The VLIW (very-long-instruction-word) RISC core uses a five-stage pipeline that operates with 32- and 64-bit-wide instructions. Each instruction usually executes two operations. Two 64-bit interfaces support SRAM, DRAM, and EDO DRAM and comprise two separate address-generation units that can address as much as 16 Gbytes. Each interface supports two memory banks and can support a “shared-memory” mode. Two DMA coprocessors transfer data between high-speed I/O-communication ports and external memory.
Addressing and processing modes: The NM6403 supports 32-bit immediate, base, indexed, and relative addressing.
Special instructions or integral-peripheral functions: The NM6403 processor uses vector instructions to handle packets of as many as 32 64-bit data words. These instructions may define operations such as matrix-matrix, matrix-vector, or vector-vector multiplication; vector-vector addition and subtraction with saturation of results; block moving; and bit manipulation. The NM6403 has conditional branch, call, and return instructions.

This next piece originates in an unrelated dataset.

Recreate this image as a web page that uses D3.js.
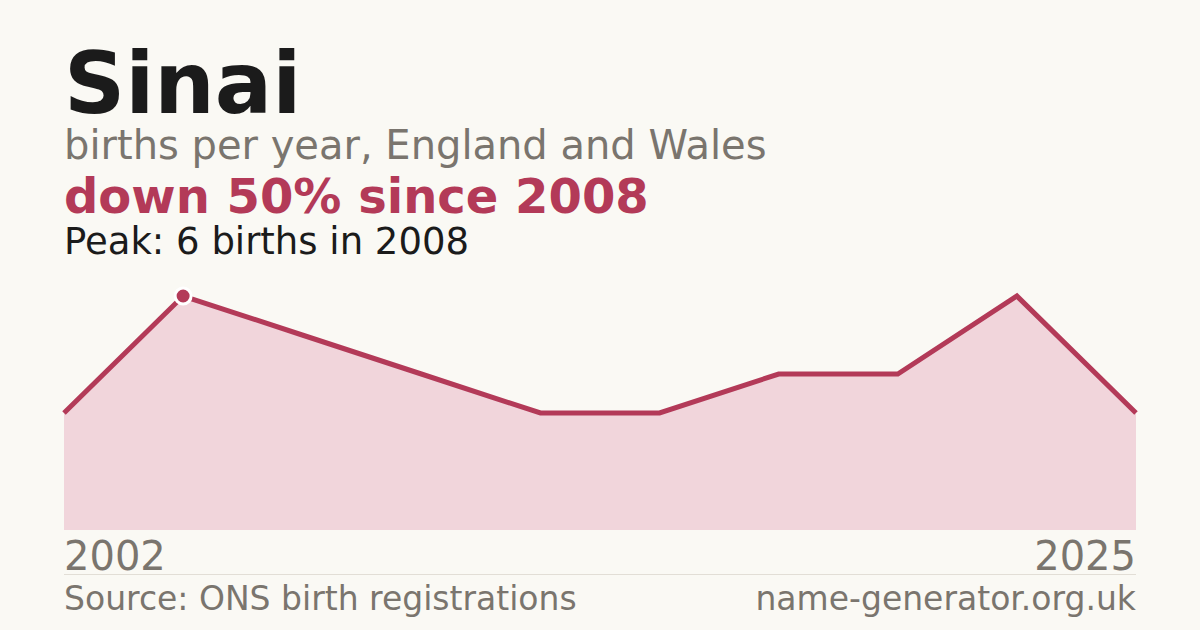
<!DOCTYPE html>
<html>
<head>
<meta charset="utf-8">
<script src="https://cdn.jsdelivr.net/npm/d3@7"></script>
<style>
  html, body { margin: 0; padding: 0; background: #faf9f4; }
  svg { display: block; font-family: "DejaVu Sans", sans-serif; }
</style>
</head>
<body>
<script>
// years with a published count (suppressed years left out)
var years = [2002, 2008, 2010, 2012, 2015, 2017, 2019, 2021, 2023, 2025];
var births = [3, 6, 5, 4, 3, 3, 4, 4, 6, 3];
var tickLabels = ["2002", "2025"];

var W = 1200, H = 630;
var margin = {left: 64, right: 64};
var chartTop = 296, chartBottom = 530;

var svg = d3.select("body").append("svg")
  .attr("width", W)
  .attr("height", H);

svg.append("rect").attr("width", W).attr("height", H).attr("fill", "#faf9f4");

// heading text
svg.append("text").attr("x", 64).attr("y", 113)
  .attr("font-size", 85).attr("font-weight", "bold").attr("fill", "#1b1b1b")
  .text("Sinai");
svg.append("text").attr("x", 64).attr("y", 159)
  .attr("font-size", 40).attr("fill", "#7a756e")
  .text("births per year, England and Wales");
svg.append("text").attr("x", 64).attr("y", 213)
  .attr("font-size", 48).attr("font-weight", "bold").attr("fill", "#b33a58")
  .text("down 50% since 2008");
svg.append("text").attr("x", 64).attr("y", 254)
  .attr("font-size", 37).attr("fill", "#1b1b1b")
  .text("Peak: 6 births in 2008");

var data = years.map(function(y, i) { return {year: y, value: births[i]}; });

var x = d3.scalePoint().domain(years).range([margin.left, W - margin.right]);
var y = d3.scaleLinear().domain([0, d3.max(births)]).range([chartBottom, chartTop]);

var area = d3.area()
  .x(function(d) { return x(d.year); })
  .y0(chartBottom)
  .y1(function(d) { return y(d.value); });

var line = d3.line()
  .x(function(d) { return x(d.year); })
  .y(function(d) { return y(d.value); });

svg.append("path").datum(data)
  .attr("d", area)
  .attr("fill", "#f1d5db");

svg.append("path").datum(data)
  .attr("d", line)
  .attr("fill", "none")
  .attr("stroke", "#b33a58")
  .attr("stroke-width", 5)
  .attr("stroke-linejoin", "miter");

// peak marker
var peak = data[d3.maxIndex(births)];
svg.append("circle")
  .attr("cx", x(peak.year)).attr("cy", y(peak.value))
  .attr("r", 8)
  .attr("fill", "#b33a58")
  .attr("stroke", "#ffffff")
  .attr("stroke-width", 3);

// first / last year labels
svg.append("text").attr("x", x(years[0])).attr("y", 570)
  .attr("font-size", 40).attr("fill", "#7a756e")
  .text(tickLabels[0]);
svg.append("text").attr("x", x(years[years.length - 1])).attr("y", 570)
  .attr("text-anchor", "end")
  .attr("font-size", 40).attr("fill", "#7a756e")
  .text(tickLabels[1]);

svg.append("line")
  .attr("x1", 64).attr("x2", W - 64)
  .attr("y1", 574.5).attr("y2", 574.5)
  .attr("stroke", "#e2ded6").attr("stroke-width", 1);

svg.append("text").attr("x", 64).attr("y", 610)
  .attr("font-size", 33).attr("fill", "#7a756e")
  .text("Source: ONS birth registrations");
svg.append("text").attr("x", W - 64).attr("y", 610)
  .attr("text-anchor", "end")
  .attr("font-size", 33).attr("fill", "#7a756e")
  .text("name-generator.org.uk");
</script>
</body>
</html>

Development support: The NeuroMatrix Software Development Kit for PCs includes an ANSI X3J16/95-0029 preliminary-standard-compatible C++ compiler, an assembler, an instruction-level simulator, a cycle-accurate simulator, a linker, a source-level debugger, a load/exchange library, and a set of application-specific vector-matrix libraries. RC Module offers PCI and CompactPCI evaluation/development boards for real-time DSP and video-image-processing designs. The vector-matrix library simplifies C-language programming for FFT, DCT, Sobel, and Hadamard Transform. RC Module also provides a NM6403 Verilog behavioral model for Sun host platforms for system-level simulation and a synthesizable core targeting Samsung and Fujitsu semiconductor technologies.
|